• [Stored dataset items]

-*-

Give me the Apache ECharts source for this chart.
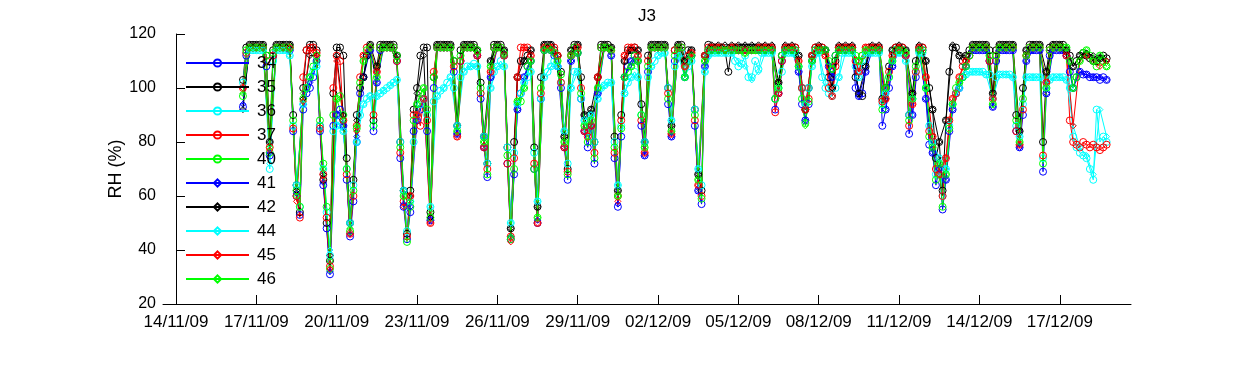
<!DOCTYPE html>
<html><head><meta charset="utf-8">
<script src="https://cdn.jsdelivr.net/npm/echarts@6/dist/echarts.min.js"></script>
<style>html,body{margin:0;padding:0;background:#fff}#c{width:1250px;height:365px}</style>
</head><body><div id="c"></div>
<script>
const chartTitle = 'J3';
const yAxisName = 'RH (%)';
// x axis: days since 14/11/09 00:00
const xTickDays = [0, 3, 6, 9, 12, 15, 18, 21, 24, 27, 30, 33];
const xTickLabels = ['14/11/09','17/11/09','20/11/09','23/11/09','26/11/09','29/11/09','02/12/09','05/12/09','08/12/09','11/12/09','14/12/09','17/12/09'];
const seriesNames = ['34','35','36','37','40','41','42','44','45','46'];
const seriesColors = ['#0000ff','#000000','#00ffff','#ff0000','#00ff00','#0000ff','#000000','#00ffff','#ff0000','#00ff00'];

// circle-marker sensors: readings every 3 h starting 16/11/09 12:00
const circleStartDay = 2.5, circleStepDay = 0.125;
const s34 = [93,112,115,115,
115,115,115,108,75,112,115,115,
115,115,114,84,60,53,92,98,
100,104,110,84,64,48,31,86,
90,92,86,66,45,58,80,98,
104,112,114,84,102,114,115,115,
115,115,110,74,56,44,54,84,
88,92,96,84,51,100,115,115,
115,115,115,106,83,110,115,115,
115,115,112,96,78,67,104,115,
115,115,112,72,44,68,92,98,
104,108,110,70,50,96,114,115,
114,112,108,100,78,66,110,115,
113,96,84,78,86,72,98,115,
115,115,112,74,56,82,104,108,
110,112,110,86,75,106,115,115,
115,115,115,94,82,110,115,115,
104,110,112,86,62,57,108,114,
114,114,114,114,114,114,114,114,
114,114,114,114,114,114,114,114,
114,114,114,92,98,110,114,114,
114,114,106,94,88,94,110,114,
114,114,114,108,104,112,114,114,
114,114,114,100,97,98,106,114,
114,114,114,86,92,100,108,114,
114,114,112,83,90,104,114,114,
96,79,76,64,70,55,66,84,
92,98,100,104,108,112,114,114,
114,114,114,110,93,110,114,114,
114,114,114,84,78,90,110,114,
114,114,114,69,98,112,114,114,
114,114,112,106,100,104,106,105,
105,104,104,104,103,104,103];
const s35 = [103,115,116,116,
116,116,116,112,80,114,116,116,
116,116,116,90,64,54,100,114,
116,116,114,86,66,50,36,98,
115,115,112,74,50,66,90,100,
104,112,116,88,108,116,116,116,
116,116,112,80,62,46,62,92,
100,112,115,115,54,104,116,116,
116,116,116,110,86,114,116,116,
116,116,114,102,82,72,110,116,
116,116,114,78,48,80,104,110,
110,112,114,78,56,104,116,116,
116,114,112,106,82,70,114,116,
116,104,90,84,92,80,104,116,
116,116,115,82,62,90,110,114,
114,115,114,94,80,112,116,116,
116,116,116,100,86,114,116,116,
110,114,114,92,68,62,112,116,
115,115,115,115,114,106,115,115,
115,115,115,115,115,115,115,115,
115,115,115,96,102,112,115,115,
115,115,112,100,92,100,112,115,
115,115,114,104,100,110,115,115,
115,115,115,104,98,97,108,115,
115,115,115,96,100,108,114,115,
115,115,114,90,98,110,115,115,
110,100,92,74,80,62,88,106,
115,115,112,110,112,114,116,116,
116,116,116,114,98,114,116,116,
116,116,116,90,84,100,114,116,
116,116,116,80,106,115,116,116,
116,116,114,112,108,110,112,113,
112,111,110,110,111,112,111];
const s36 = [102,113,114,114,
114,114,114,110,70,110,114,114,
114,114,112,86,64,56,94,100,
104,106,108,86,70,54,38,84,
86,88,84,70,50,64,80,90,
94,96,97,86,97,98,99,100,
101,102,103,80,62,47,58,80,
90,94,96,90,56,95,97,99,
100,102,104,100,86,104,106,108,
108,109,108,98,82,72,100,106,
108,110,108,78,50,76,94,98,
102,104,106,76,58,96,104,106,
108,110,108,102,84,72,100,106,
106,96,88,84,90,80,96,100,
101,102,102,80,64,86,98,102,
104,106,104,90,80,104,108,110,
112,113,113,100,88,108,112,113,
104,108,110,92,70,64,106,112,
113,113,113,113,113,113,113,110,
108,109,112,104,104,110,107,113,
113,113,113,96,100,106,113,113,
113,113,108,100,94,100,108,113,
113,104,100,98,97,100,104,113,
113,113,113,108,104,110,113,113,
113,113,113,94,98,104,110,113,
113,113,110,90,96,106,113,113,
100,86,80,68,74,60,70,86,
94,98,100,104,105,106,106,106,
106,106,105,105,96,104,105,105,
105,105,104,86,82,94,104,104,
104,104,104,74,100,103,104,104,
104,104,103,100,82,78,76,75,
74,70,66,92,80,82,80];
const s37 = [100,113,115,115,
115,115,115,110,78,112,115,115,
115,115,115,85,60,52,104,114,
115,115,113,85,68,52,34,100,
112,110,88,68,46,60,86,104,
112,115,115,90,106,115,115,115,
115,115,110,76,58,45,60,90,
90,86,96,88,50,106,115,115,
115,115,115,108,82,110,115,115,
115,115,112,98,78,70,106,115,
115,115,112,72,45,74,104,115,
115,115,112,72,50,98,115,115,
115,115,112,102,78,69,112,115,
115,100,84,82,86,76,104,115,
115,115,114,76,60,88,112,115,
115,115,112,88,76,110,115,115,
115,115,115,98,83,114,115,115,
108,112,113,88,64,60,112,115,
115,115,115,115,114,114,115,115,
114,114,114,114,114,114,115,115,
115,115,115,91,98,110,115,115,
115,115,110,100,92,96,112,115,
115,115,112,100,97,108,115,115,
115,115,115,110,106,112,115,115,
115,115,115,95,96,106,112,115,
115,115,112,86,94,106,115,115,
104,84,82,70,68,60,74,88,
96,98,104,108,110,112,115,115,
115,115,115,110,96,112,115,115,
115,115,115,84,79,92,112,115,
115,115,115,75,102,114,115,115,
115,115,112,88,80,79,78,80,
79,78,79,78,77,78,79];
const s40 = [97,114,115,115,
115,115,115,112,76,113,115,115,
115,115,115,88,62,56,96,100,
104,108,112,88,72,56,33,90,
96,97,90,70,47,62,85,102,
110,114,115,86,104,115,115,115,
115,115,112,78,60,43,56,88,
94,98,100,92,52,104,115,115,
115,115,115,110,84,112,115,115,
115,115,114,100,80,68,108,115,
115,115,113,75,44,70,95,95,
100,108,110,70,52,100,114,115,
114,113,110,105,80,68,112,115,
113,98,86,80,88,74,100,115,
115,115,114,78,60,85,104,106,
108,112,110,90,78,108,115,115,
115,115,115,96,84,112,115,115,
104,110,112,90,66,59,110,114,
114,114,114,114,114,114,114,114,
114,114,113,114,114,114,114,114,
114,114,114,96,100,112,114,114,
114,114,108,96,87,95,110,114,
114,114,114,110,107,112,114,114,
114,114,114,112,110,112,114,114,
114,114,114,92,100,104,110,114,
114,114,113,88,96,108,114,114,
100,82,78,66,72,56,68,85,
94,100,102,104,108,112,115,115,
115,115,115,112,94,112,115,115,
115,115,115,88,80,96,112,115,
115,115,115,72,100,114,115,115,
115,115,115,110,100,104,110,113,
114,112,110,108,112,110,108];

// diamond-marker sensors: readings every 6 h starting 16/11/09 12:00
const diamondStartDay = 2.5, diamondStepDay = 0.25;
const s41 = [94,115,
115,115,76,115, 115,114,61,94, 102,110,65,32, 90,86,46,82, 104,114,102,115,
115,110,57,56, 88,96,51,115, 115,115,83,115, 115,112,78,104, 115,112,45,92,
104,110,51,114, 114,108,78,110, 113,84,86,98, 115,112,57,104, 110,110,75,115,
115,115,82,115, 104,112,62,108, 114,114,114,114, 114,114,114,114, 114,114,98,114,
114,106,88,110, 114,114,104,114, 114,114,97,106, 114,114,92,108, 114,112,90,114,
96,76,70,66, 92,100,108,114, 114,114,93,114, 114,114,78,110, 114,114,98,114,
114,112,100,106, 105,104,104,103];
const s42 = [92,116,
116,116,80,116, 116,116,62,96, 112,112,68,38, 112,90,50,88, 104,116,108,116,
116,112,62,60, 98,112,52,116, 116,116,86,116, 116,114,82,110, 116,114,48,104,
110,114,56,116, 116,112,82,114, 116,90,92,104, 116,115,62,110, 114,114,80,116,
116,116,86,116, 110,114,68,112, 116,116,116,116, 116,116,116,116, 116,116,102,116,
116,112,92,112, 116,114,100,116, 116,116,98,108, 116,116,96,114, 116,114,98,116,
110,92,80,88, 116,112,112,116, 116,116,98,116, 116,116,84,114, 116,116,106,116,
116,114,108,112, 113,112,111,110];
const s44 = [100,114,
114,114,72,114, 114,112,64,94, 104,108,70,40, 86,84,50,80, 94,97,97,99,
101,103,62,58, 90,96,56,97, 100,104,86,106, 108,108,82,100, 108,108,50,94,
102,106,58,104, 108,108,84,100, 106,88,90,96, 101,102,64,98, 104,104,80,108,
112,113,88,112, 104,110,70,106, 113,113,113,113, 110,108,103,106, 113,113,100,113,
113,108,94,108, 113,102,97,104, 113,113,104,113, 113,113,98,110, 113,110,96,113,
100,80,74,70, 94,100,105,106, 106,105,96,105, 105,104,82,104, 104,104,100,104,
104,103,86,78, 75,68,92,82];
const s45 = [100,115,
115,115,77,115, 115,115,58,95, 114,112,66,33, 110,88,46,84, 112,115,106,115,
115,110,56,60, 90,96,50,115, 115,115,82,115, 115,112,78,106, 115,112,43,104,
115,112,50,115, 115,112,78,112, 115,84,86,104, 115,114,58,112, 115,112,76,115,
115,115,83,115, 108,113,64,112, 115,115,114,115, 114,114,114,115, 115,115,98,115,
115,110,92,112, 115,112,97,115, 115,115,106,115, 115,115,96,112, 115,112,94,115,
104,82,68,74, 96,104,110,115, 115,115,96,115, 115,115,79,112, 115,115,102,115,
115,112,86,110, 112,110,108,110];
const s46 = [98,115,
115,115,78,115, 115,114,60,98, 104,110,70,36, 96,88,48,86, 110,115,104,115,
115,110,60,58, 94,100,54,115, 115,115,84,115, 115,113,80,108, 115,112,45,95,
100,110,52,114, 114,110,80,112, 113,86,88,100, 115,114,60,104, 108,110,78,115,
115,115,84,115, 104,112,66,110, 114,114,114,114, 114,113,114,114, 114,114,100,114,
114,108,86,110, 114,114,107,114, 114,114,110,114, 114,114,100,110, 114,113,96,114,
100,78,72,68, 94,102,108,115, 115,115,94,115, 115,115,80,112, 115,115,100,115,
115,115,100,110, 114,110,112,108];

const circleData = [s34, s35, s36, s37, s40];
const diamondData = [s41, s42, s44, s45, s46];

function toPairs(vals, start, step) {
  return vals.map((v, i) => [start + i * step, v]);
}

const series = [];
seriesNames.forEach((name, k) => {
  const isCircle = k < 5;
  const vals = isCircle ? circleData[k] : diamondData[k - 5];
  const data = isCircle ? toPairs(vals, circleStartDay, circleStepDay) : toPairs(vals, diamondStartDay, diamondStepDay);
  const col = seriesColors[k];
  series.push({
    name: name,
    type: 'line',
    data: data,
    symbol: isCircle ? 'circle' : 'diamond',
    symbolSize: isCircle ? 7 : 6,
    showAllSymbol: true,
    lineStyle: { width: 1, color: col },
    itemStyle: { color: 'rgba(0,0,0,0)', borderColor: col, borderWidth: 1 },
    emphasis: { disabled: true },
    silent: true,
    animation: false
  });
});

const chart = echarts.init(document.getElementById('c'), null, { renderer: 'canvas' });
chart.setOption({
  animation: false,
  backgroundColor: '#ffffff',
  textStyle: { fontFamily: 'Liberation Sans, Arial, sans-serif' },
  title: {
    text: chartTitle, left: 633, top: 3,
    textStyle: { fontSize: 17, fontWeight: 'normal', color: '#000', fontFamily: 'Liberation Sans, Arial, sans-serif' }
  },
  legend: {
    orient: 'vertical', left: 180, top: 49,
    itemWidth: 63, itemHeight: 9, itemGap: 6,
    data: seriesNames,
    textStyle: { fontSize: 17, color: '#000', lineHeight: 18, padding: [0, 0, 0, 3], fontFamily: 'Liberation Sans, Arial, sans-serif' },
    selectedMode: false
  },
  grid: { left: 163, right: 119, top: 34, bottom: 61 },
  xAxis: {
    type: 'value', min: -0.485, max: 35.66,
    axisLine: { show: true, lineStyle: { color: '#000', width: 1 } },
    axisTick: { show: true, inside: true, length: 9, customValues: xTickDays, lineStyle: { color: '#000' } },
    axisLabel: {
      customValues: xTickDays, color: '#000', fontSize: 17, margin: 10,
      formatter: function (v) { const i = xTickDays.indexOf(Math.round(v)); return i >= 0 ? xTickLabels[i] : ''; }
    },
    splitLine: { show: false }
  },
  yAxis: {
    type: 'value', min: 20, max: 120, interval: 20,
    name: yAxisName, nameLocation: 'middle', nameGap: 38, nameMoveOverlap: false,
    nameTextStyle: { fontSize: 18, color: '#000' },
    axisLine: { show: true, lineStyle: { color: '#000', width: 1 } },
    axisTick: { show: true, inside: true, length: 9, lineStyle: { color: '#000' } },
    axisLabel: { color: '#000', fontSize: 16, margin: 7 },
    splitLine: { show: false }
  },
  series: series
});
</script>
</body></html>
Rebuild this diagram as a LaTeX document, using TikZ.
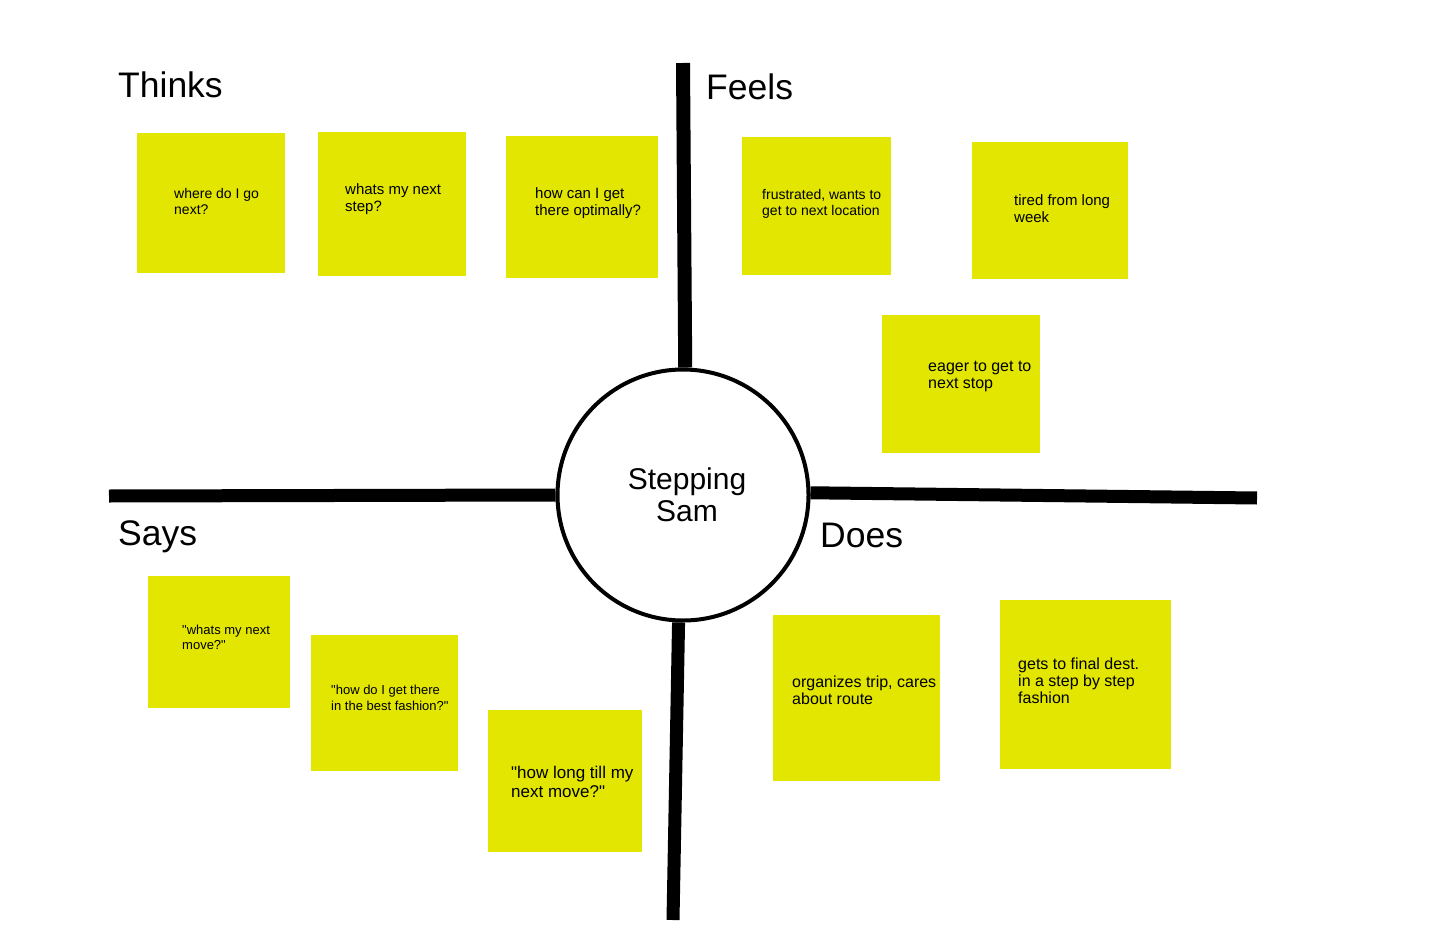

-*-

• [EXERCISE AIM] Go through the listing above and locate each line that holds the word "this". Copy those lines.

• [WRITTEN REPLY]
Give me the Apache ECharts source for this chart.
Rebuild this diagram as a LaTeX document, using TikZ.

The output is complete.